_WHAT YOU WILL DO_. Give back exactly the lines from the beginning of the listing below to the line holding "const symbol = 'EURJPY,M5';", both ends included; the pictures stay out.
•••
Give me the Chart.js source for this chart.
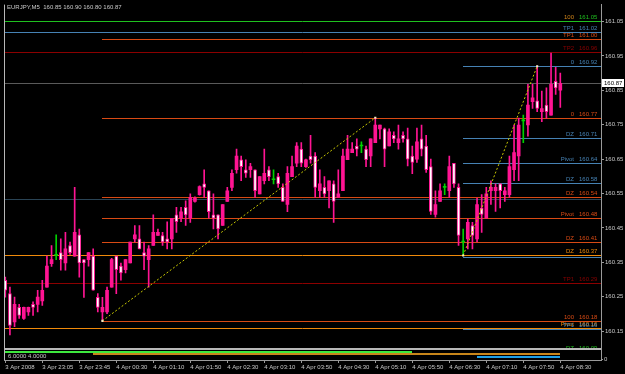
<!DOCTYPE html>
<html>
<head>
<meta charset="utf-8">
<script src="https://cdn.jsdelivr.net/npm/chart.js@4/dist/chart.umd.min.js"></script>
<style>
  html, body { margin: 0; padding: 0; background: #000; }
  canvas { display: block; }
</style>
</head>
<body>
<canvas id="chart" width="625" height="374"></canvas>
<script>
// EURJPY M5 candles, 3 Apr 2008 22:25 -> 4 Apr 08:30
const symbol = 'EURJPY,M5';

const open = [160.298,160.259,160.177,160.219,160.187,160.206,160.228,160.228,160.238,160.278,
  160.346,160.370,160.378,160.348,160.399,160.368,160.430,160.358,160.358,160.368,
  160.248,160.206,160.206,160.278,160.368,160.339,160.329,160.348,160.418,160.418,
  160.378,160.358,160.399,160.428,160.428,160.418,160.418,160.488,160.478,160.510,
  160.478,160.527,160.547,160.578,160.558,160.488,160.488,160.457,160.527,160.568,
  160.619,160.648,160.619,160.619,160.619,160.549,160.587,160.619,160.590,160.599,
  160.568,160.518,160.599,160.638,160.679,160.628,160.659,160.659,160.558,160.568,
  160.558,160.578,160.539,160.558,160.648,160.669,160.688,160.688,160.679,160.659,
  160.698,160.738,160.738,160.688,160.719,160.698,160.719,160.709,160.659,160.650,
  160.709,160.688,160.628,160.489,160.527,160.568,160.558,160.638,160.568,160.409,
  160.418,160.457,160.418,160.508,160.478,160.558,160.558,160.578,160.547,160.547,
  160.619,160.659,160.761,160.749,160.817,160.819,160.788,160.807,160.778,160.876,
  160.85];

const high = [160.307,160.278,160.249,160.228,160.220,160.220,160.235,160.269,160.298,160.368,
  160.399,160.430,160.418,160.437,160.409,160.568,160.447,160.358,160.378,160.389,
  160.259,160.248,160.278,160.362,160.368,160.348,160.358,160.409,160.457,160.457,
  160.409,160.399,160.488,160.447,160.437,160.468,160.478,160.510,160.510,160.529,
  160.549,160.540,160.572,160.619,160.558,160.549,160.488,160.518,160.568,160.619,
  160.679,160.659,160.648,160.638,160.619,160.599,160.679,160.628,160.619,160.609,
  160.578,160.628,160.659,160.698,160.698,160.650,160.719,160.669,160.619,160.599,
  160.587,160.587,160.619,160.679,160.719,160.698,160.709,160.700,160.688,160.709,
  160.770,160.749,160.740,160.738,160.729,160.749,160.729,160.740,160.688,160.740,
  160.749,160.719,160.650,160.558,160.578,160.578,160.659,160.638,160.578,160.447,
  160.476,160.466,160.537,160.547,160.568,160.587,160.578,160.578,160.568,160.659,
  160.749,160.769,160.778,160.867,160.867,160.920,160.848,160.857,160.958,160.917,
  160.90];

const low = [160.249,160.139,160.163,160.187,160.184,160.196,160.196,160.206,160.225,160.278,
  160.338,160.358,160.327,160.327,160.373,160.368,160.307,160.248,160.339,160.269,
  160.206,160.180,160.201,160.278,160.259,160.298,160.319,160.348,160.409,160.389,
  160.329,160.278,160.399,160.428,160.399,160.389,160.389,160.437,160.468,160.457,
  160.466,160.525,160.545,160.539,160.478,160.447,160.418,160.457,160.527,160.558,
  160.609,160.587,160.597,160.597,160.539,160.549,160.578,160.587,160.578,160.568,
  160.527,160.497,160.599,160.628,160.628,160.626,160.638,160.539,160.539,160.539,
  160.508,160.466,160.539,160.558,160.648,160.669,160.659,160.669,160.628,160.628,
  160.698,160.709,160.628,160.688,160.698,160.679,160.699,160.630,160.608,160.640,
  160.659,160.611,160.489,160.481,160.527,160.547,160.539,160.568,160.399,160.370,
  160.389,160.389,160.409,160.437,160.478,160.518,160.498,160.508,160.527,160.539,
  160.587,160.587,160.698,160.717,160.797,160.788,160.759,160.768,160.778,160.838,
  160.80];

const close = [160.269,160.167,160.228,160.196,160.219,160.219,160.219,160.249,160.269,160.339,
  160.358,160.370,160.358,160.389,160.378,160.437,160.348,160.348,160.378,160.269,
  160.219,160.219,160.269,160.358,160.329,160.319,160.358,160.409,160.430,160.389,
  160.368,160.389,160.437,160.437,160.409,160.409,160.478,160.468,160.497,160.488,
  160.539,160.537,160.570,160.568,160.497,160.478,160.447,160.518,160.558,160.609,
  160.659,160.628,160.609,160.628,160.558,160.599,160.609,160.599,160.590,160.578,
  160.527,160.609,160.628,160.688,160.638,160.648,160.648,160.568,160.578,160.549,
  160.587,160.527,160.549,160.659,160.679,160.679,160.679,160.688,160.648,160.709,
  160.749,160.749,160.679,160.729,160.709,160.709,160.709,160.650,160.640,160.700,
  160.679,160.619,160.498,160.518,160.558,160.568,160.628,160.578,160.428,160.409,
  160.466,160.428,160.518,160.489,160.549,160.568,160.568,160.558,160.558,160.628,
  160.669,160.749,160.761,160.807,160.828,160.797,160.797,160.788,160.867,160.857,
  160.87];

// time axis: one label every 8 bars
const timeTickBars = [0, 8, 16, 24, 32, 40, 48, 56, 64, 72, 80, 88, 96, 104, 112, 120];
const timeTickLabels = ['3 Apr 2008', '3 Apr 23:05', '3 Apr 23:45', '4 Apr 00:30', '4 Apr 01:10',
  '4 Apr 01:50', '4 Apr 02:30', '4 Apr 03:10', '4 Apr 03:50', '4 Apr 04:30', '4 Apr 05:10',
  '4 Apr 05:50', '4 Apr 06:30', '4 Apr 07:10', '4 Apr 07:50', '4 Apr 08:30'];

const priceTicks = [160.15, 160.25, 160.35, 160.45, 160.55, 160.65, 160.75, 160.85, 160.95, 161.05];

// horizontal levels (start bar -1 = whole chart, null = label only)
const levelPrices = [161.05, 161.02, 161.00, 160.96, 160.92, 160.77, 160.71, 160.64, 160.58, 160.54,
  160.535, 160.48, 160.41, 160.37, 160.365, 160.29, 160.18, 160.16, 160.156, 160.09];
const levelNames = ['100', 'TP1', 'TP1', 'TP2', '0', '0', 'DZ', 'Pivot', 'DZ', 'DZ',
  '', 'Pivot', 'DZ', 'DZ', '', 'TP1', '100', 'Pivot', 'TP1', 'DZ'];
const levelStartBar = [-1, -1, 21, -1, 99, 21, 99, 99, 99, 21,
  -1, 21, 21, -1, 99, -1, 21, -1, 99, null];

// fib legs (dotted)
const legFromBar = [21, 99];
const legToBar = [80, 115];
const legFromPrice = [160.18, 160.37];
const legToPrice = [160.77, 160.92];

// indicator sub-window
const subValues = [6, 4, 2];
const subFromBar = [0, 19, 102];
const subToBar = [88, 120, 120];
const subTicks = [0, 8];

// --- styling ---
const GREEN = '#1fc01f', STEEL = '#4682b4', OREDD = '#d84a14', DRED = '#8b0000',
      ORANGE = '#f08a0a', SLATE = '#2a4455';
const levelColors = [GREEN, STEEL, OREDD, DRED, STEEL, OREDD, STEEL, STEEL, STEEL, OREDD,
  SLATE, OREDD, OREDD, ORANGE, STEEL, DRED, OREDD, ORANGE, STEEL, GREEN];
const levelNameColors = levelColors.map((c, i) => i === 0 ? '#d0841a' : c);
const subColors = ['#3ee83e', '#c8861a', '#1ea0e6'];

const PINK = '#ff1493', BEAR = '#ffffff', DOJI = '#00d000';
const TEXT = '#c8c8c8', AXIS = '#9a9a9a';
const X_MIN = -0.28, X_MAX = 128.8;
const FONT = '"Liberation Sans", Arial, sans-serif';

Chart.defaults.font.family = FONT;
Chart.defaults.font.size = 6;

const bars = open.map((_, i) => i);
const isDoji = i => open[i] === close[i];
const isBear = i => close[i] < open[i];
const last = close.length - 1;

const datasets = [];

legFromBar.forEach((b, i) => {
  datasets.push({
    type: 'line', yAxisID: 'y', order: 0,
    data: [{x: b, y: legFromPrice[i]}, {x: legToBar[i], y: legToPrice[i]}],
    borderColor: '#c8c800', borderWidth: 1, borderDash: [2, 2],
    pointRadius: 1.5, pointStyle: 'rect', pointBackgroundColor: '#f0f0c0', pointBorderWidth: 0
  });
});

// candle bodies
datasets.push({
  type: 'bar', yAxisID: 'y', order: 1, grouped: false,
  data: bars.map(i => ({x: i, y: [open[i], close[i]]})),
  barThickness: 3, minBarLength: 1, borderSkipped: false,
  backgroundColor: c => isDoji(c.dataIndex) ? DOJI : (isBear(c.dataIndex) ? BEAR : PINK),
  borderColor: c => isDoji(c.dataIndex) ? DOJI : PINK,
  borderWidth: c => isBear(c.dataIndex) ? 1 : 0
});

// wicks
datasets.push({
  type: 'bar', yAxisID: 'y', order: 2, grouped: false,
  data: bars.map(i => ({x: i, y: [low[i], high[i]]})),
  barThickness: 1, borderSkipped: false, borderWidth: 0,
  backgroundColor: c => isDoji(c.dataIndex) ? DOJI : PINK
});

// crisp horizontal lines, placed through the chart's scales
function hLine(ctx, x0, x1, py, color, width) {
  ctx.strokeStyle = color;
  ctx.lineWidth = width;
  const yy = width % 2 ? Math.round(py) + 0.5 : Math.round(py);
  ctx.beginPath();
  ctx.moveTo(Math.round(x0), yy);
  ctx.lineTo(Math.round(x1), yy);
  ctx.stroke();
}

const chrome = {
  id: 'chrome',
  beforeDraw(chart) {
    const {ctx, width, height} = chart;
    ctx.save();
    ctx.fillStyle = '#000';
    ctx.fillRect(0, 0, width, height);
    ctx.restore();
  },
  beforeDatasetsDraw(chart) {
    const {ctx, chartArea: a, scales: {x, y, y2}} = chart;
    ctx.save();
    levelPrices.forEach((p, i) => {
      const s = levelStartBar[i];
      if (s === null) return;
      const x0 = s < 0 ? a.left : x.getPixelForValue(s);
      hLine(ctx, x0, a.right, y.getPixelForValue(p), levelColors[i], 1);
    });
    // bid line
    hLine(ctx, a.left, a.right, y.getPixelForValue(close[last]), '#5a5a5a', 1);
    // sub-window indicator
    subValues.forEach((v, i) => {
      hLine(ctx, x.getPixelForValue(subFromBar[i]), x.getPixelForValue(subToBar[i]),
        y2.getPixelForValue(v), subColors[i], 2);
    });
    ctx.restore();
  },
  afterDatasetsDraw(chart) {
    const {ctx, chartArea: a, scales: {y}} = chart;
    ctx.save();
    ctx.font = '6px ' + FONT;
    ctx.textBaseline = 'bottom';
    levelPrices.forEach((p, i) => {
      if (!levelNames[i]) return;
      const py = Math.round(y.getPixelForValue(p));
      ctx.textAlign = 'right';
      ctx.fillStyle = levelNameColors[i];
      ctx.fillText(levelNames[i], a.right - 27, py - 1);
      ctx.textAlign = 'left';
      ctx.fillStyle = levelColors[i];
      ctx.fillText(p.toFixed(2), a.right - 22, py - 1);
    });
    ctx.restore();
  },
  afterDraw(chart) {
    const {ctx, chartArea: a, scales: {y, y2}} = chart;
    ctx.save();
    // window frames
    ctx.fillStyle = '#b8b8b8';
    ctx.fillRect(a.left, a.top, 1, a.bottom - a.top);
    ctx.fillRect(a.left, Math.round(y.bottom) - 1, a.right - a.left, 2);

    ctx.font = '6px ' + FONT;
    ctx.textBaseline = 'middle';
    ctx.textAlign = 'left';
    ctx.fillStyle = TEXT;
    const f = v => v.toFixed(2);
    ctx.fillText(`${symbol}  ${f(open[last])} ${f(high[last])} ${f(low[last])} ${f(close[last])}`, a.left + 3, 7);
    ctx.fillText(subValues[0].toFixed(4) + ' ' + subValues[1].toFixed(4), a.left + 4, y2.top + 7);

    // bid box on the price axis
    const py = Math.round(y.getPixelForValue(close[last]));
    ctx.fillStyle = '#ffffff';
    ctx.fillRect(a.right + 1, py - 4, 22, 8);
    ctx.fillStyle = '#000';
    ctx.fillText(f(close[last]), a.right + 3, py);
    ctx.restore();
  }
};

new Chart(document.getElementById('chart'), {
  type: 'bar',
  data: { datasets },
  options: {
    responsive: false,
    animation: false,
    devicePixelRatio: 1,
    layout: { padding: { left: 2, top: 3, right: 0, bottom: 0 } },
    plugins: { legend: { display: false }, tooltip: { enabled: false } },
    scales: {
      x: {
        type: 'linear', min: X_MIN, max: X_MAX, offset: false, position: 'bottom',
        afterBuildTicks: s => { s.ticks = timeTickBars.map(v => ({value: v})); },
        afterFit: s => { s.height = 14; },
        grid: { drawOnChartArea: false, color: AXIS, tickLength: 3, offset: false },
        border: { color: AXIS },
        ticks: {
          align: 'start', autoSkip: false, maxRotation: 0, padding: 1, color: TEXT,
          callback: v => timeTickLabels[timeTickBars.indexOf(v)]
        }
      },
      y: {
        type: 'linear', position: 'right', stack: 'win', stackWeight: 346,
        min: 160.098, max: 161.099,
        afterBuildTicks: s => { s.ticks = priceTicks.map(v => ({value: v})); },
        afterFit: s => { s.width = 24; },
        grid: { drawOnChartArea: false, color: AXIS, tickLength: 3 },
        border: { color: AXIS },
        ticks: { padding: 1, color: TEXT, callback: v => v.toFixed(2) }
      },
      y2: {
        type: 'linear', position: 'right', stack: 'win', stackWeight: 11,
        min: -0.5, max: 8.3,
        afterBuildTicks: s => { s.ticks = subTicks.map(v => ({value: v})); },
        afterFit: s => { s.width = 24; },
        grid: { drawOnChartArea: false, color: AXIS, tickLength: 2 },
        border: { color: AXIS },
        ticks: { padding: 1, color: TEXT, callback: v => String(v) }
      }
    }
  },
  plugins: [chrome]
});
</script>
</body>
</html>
•••
_FINISHED ANSWER_.
Give me the Chart.js source for this chart.
<!DOCTYPE html>
<html>
<head>
<meta charset="utf-8">
<script src="https://cdn.jsdelivr.net/npm/chart.js@4/dist/chart.umd.min.js"></script>
<style>
  html, body { margin: 0; padding: 0; background: #000; }
  canvas { display: block; }
</style>
</head>
<body>
<canvas id="chart" width="625" height="374"></canvas>
<script>
// EURJPY M5 candles, 3 Apr 2008 22:25 -> 4 Apr 08:30
const symbol = 'EURJPY,M5';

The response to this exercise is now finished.